I really didn't want to go visit my mother today.  With my new job as Bereavement Coordinator for Heartland Hospice, every moment of my weekends is precious time to catch up on my life.  And lately my visits to my mother have been even less fun than usual.  She's more withdrawn, less communicative, more easily provoked.  But I went, because it's the right thing to do.  That's it, that's why I went.  I didn't go resentfully, because I gave myself the choice to not go.  I chose to go.

I was surprised to find her in bed at 2:30 in the afternoon.  Apparently there's a new policy that if residents fall asleep in their chairs after lunch, they are transferred to bed so they can have a better nap.  She wasn't asleep so I just went to the side of the bed she was facing and squatted down.  She gave me a sweet smile when she saw me.  I said hello, it's so good to see you, and then right away I told her I've been thinking about how much she did for us, what a good mother she was, how well she took care of us and loved us.  She was pleased and nodded and said, "that's good."  I asked her if she was comfortable, and she said she was.  I stroked her forehead and her hair, and her shoulder and back.  She had a very soft blanket on so it felt good to me to rub it.  I checked with her, did she like this little back rub?  "Yes, but not too long."  Thirty seconds later, "Should I stop now?"  "Yes.

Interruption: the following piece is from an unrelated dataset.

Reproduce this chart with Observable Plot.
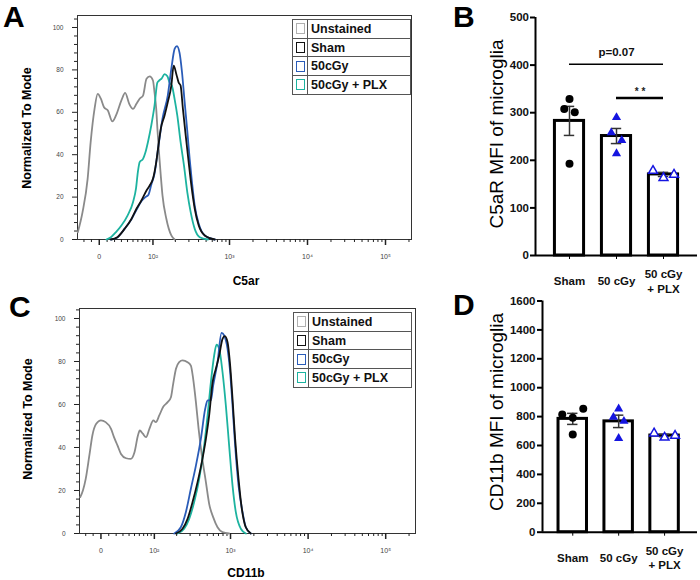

You did it right."  "Did I do good?" I asked, laughing.  "Yes," she replied. 

She was so serene, and beautiful, her blue eyes and her silver hair and her smooth skin and red lips.  I held her hand.  She commented, "Holding your hand.  Delicious."  Then she asked me what I ate, and I told her vegetable soup.  "That's good."  It was like a dream unfolding, in which we were in sync, just in a place of love, with none of the exasperation of life, at the moment. 

When life is stripped down, like it is at the end, sometimes there's nothing but love left.  Like it was with my father.  And in this moment, in this grace-filled visit, with my mother.  You just never know.